Third-Party Intent Data
Third-party intent data is buying-signal information aggregated by external vendors from activity across publisher networks and the broader web, outside your own channels.
In depth
Vendors collect signals from large content and media networks, then map them to companies and topics, so you can see when an account you have never engaged is researching your category. Its strength is reach: it surfaces in-market accounts that are not yet in your funnel, which makes it valuable for top-of-funnel targeting and account-based programs.
The main pitfall is accuracy and attribution — signals are often inferred at the company level rather than the individual, and data can lag or be noisy, so it works best as a directional input rather than a trigger on its own. In a quiz-funnel workflow, third-party intent identifies which accounts to invite into your funnel, and a scorecard quiz then converts that broad signal into precise, first-party data you can score and act on.
Example in practice
Frequently asked questions
How is third-party intent data collected?

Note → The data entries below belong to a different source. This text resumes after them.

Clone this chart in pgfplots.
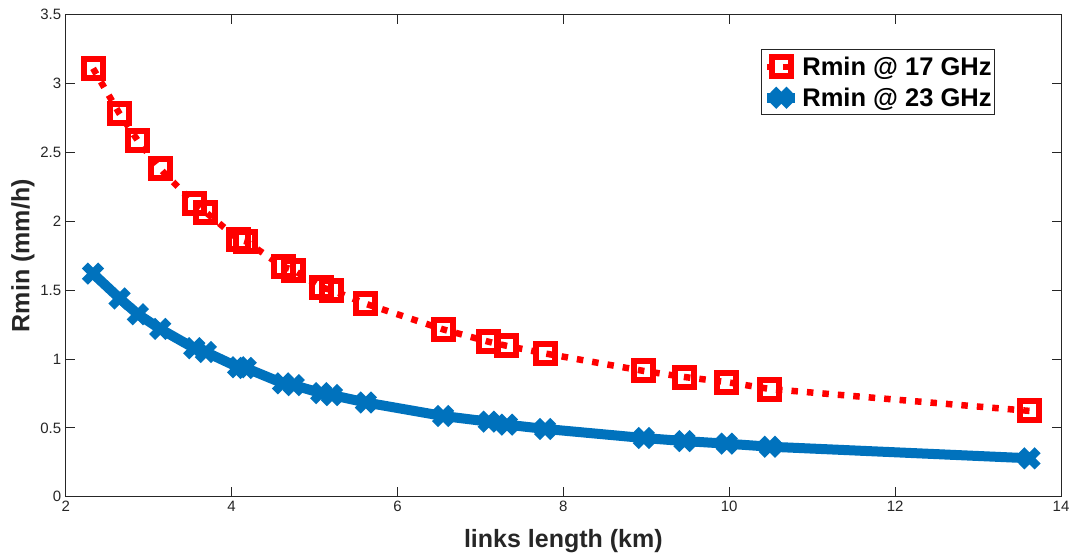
\documentclass[border=0pt]{standalone}
\usepackage{fontspec}
\setmainfont{Liberation Sans}
\usepackage{pgfplots}
\pgfplotsset{compat=1.18}

\definecolor{rred}{rgb}{1,0,0}
\definecolor{rblue}{rgb}{0,0.447,0.741}
\definecolor{axgray}{rgb}{0.15,0.15,0.15}

% minimum rain rate versus link length, one table per frequency
\pgfplotstableread{
len   r17
2.33  3.110
2.65  2.780
2.87  2.585
3.14  2.380
3.55  2.130
3.69  2.065
4.08  1.870
4.17  1.855
4.62  1.670
4.75  1.645
5.08  1.520
5.21  1.500
5.62  1.400
6.55  1.215
7.10  1.125
7.32  1.095
7.78  1.040
8.97  0.913
9.46  0.869
9.97  0.832
10.49 0.782
13.62 0.623
}\rseventeen
\pgfplotstableread{
len   r23
2.33  1.620
2.65  1.440
2.87  1.325
3.14  1.218
3.55  1.078
3.69  1.050
4.08  0.940
4.17  0.935
4.62  0.823
4.75  0.810
5.08  0.752
5.21  0.738
5.62  0.684
6.55  0.586
7.10  0.545
7.32  0.523
7.78  0.492
8.97  0.426
9.46  0.404
9.97  0.385
10.49 0.363
13.62 0.279
}\rtwentythree

\begin{document}
\begin{tikzpicture}[x=1pt,y=1pt]
\useasboundingbox (-65.7,-59.3) rectangle (1004.3,496.7);
\begin{axis}[
  at={(0,0)}, anchor=south west,
  scale only axis, width=995.3pt, height=482pt,
  xmin=2, xmax=14, ymin=0, ymax=3.5,
  xtick={2,4,6,8,10,12,14},
  ytick={0,0.5,1,1.5,2,2.5,3,3.5},
  xtick pos=both, ytick pos=both,
  tick align=inside,
  major tick length=9.5pt,
  axis line style={axgray, line width=0.9pt},
  every tick/.style={axgray, line width=0.9pt},
  /pgf/number format/assume math mode=true,
  yticklabel style={/pgf/number format/fixed},
  tick label style={font=\fontsize{15}{18}\selectfont, text=axgray},
  xticklabel style={yshift=-1pt},
  yticklabel style={xshift=-1pt},
  xlabel={links length (km)},
  ylabel={Rmin (mm/h)},
  label style={font=\fontsize{25}{29}\selectfont\bfseries, text=axgray},
  xlabel style={at={(axis description cs:0.5,-0.0919)}, anchor=center},
  ylabel style={at={(axis description cs:-0.0429,0.5)}, anchor=center},
  legend style={
    at={(0.9337,0.928)}, anchor=north east,
    draw=axgray, line width=0.8pt,
    font=\fontsize{25.5}{29}\selectfont\bfseries,
    inner xsep=1pt, inner ysep=5pt,
    row sep=7pt,
    /tikz/every even column/.append style={column sep=1pt},
  },
  legend cell align=left,
  legend image code/.code={
    \draw[mark repeat=2, mark phase=2, #1]
      plot coordinates {(0pt,0pt) (14pt,0pt) (28pt,0pt)};
  },
]
\addplot[rred, line width=6.5pt, dash pattern=on 6.5pt off 9pt,
  mark=square, mark size=9.5pt,
  mark options={solid, line width=6pt}]
  table[x=len, y=r17] {\rseventeen};
\addlegendentry{Rmin @ 17 GHz}

\addplot[rblue, line width=10pt,
  mark=x, mark size=11.5pt,
  mark options={solid, line width=8.5pt}]
  table[x=len, y=r23] {\rtwentythree};
\addlegendentry{Rmin @ 23 GHz}
\end{axis}
\end{tikzpicture}
\end{document}
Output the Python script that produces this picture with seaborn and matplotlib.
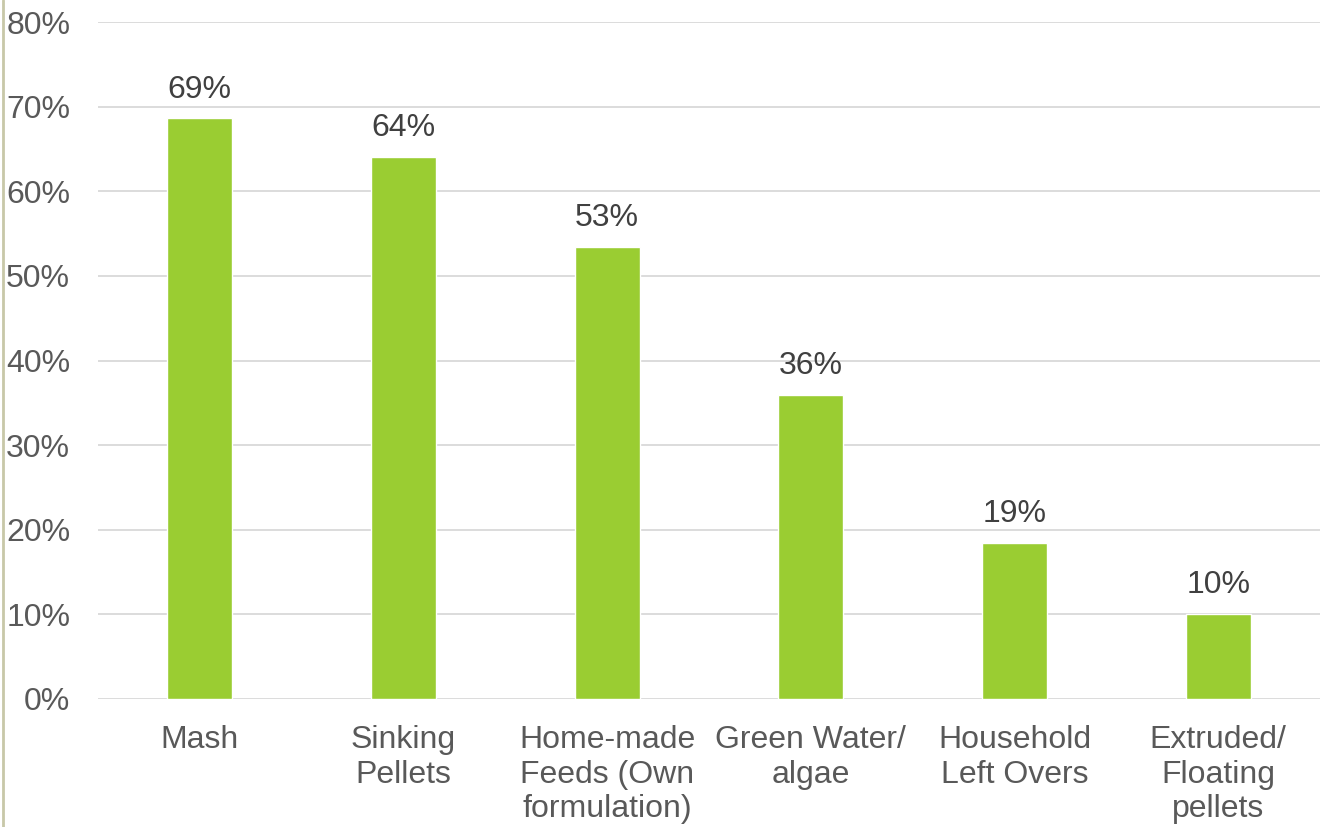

External vendors aggregate behavioral signals from large publisher and media networks across the web, then map them to companies and topics. This lets you see research activity happening outside your own channels.
What is the main limitation of third-party intent data?
Signals are usually inferred at the company level rather than the individual, and they can lag or be noisy. It works best as a directional targeting input rather than a standalone trigger.
How does it pair with a quiz funnel?
Third-party intent tells you which unknown accounts to invite into your funnel. A scorecard quiz then converts that broad signal into precise, first-party data you can score and route to sales.